4) La particulière vulnérabilité ou dépendance de la victime résultant de la précarité de sa situation économique ou sociale, vulnérabilité apparente ou connue de l’auteur des faits.
5) La réunion quand plusieurs personnes agissent en qualité d’auteur ou de complice.
• Indiquons encore que le code du travail est modifié de manière à intégrer la même définition du harcèlement sexuel ou du délit assimilé.
La précision y est apportée que les personnes en formation ou en stage bénéficient de la protection de ce texte.
Le statut applicable à la fonction publique et les textes applicables aux collectivités d’outre-mer sont également modifiés.
B° La répression :
Le délit de harcèlement sexuel était précédemment puni d’une peine d’emprisonnement d’un an et de 15 000 € d’amende.
Les sanctions sont doublées puisque peut être désormais prononcée, une peine de deux ans d’emprisonnement et de 30 000 € d’amende.
En cas de circonstances aggravantes, la peine peut être portée à trois ans d’emprisonnement et 45 000 € d’amende.

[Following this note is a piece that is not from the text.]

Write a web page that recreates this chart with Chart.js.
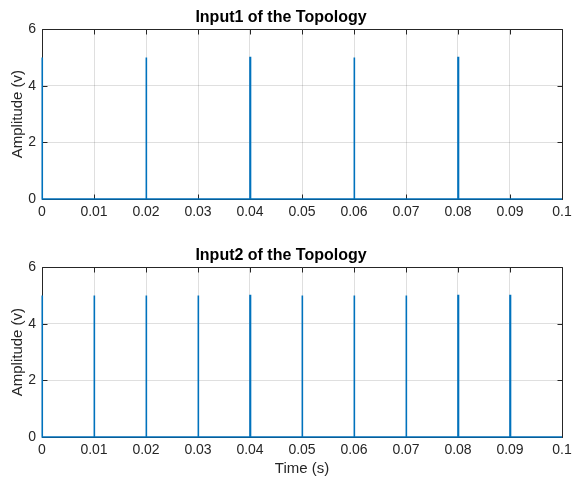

Le Législateur a souhaité que ces nouvelles sanctions restent en cohérence avec l’échelle des peines prévues en cas d’infraction sexuelle.
Certaines associations de défense des victimes se sont offusquées de ce que l’auteur d’un harcèlement sexuel encourt une sanction moins sévère que l’auteur du vol d’un téléphone portable.
Lors des débats parlementaires, le Ministre de la Justice a annoncé une remise à plat de l’échelle des peines, toutes infractions confondues.
C° Les discriminations découlant du harcèlement sexuel :
La loi nouvelle introduit une sanction à l’encontre des discriminations souvent induites par le harcèlement sexuel.
Constitue désormais une discrimination, toute distinction opérée entre les personnes parce qu’elles ont subi ou refusé de subir des faits de harcèlement sexuel ou témoigné de tels faits.
Parmi les motifs de discrimination, figure désormais après la notion "d’orientation sexuelle", celle d’"identité sexuelle".
Il s’agit ici pour le Législateur d’assurer une protection des transsexuels.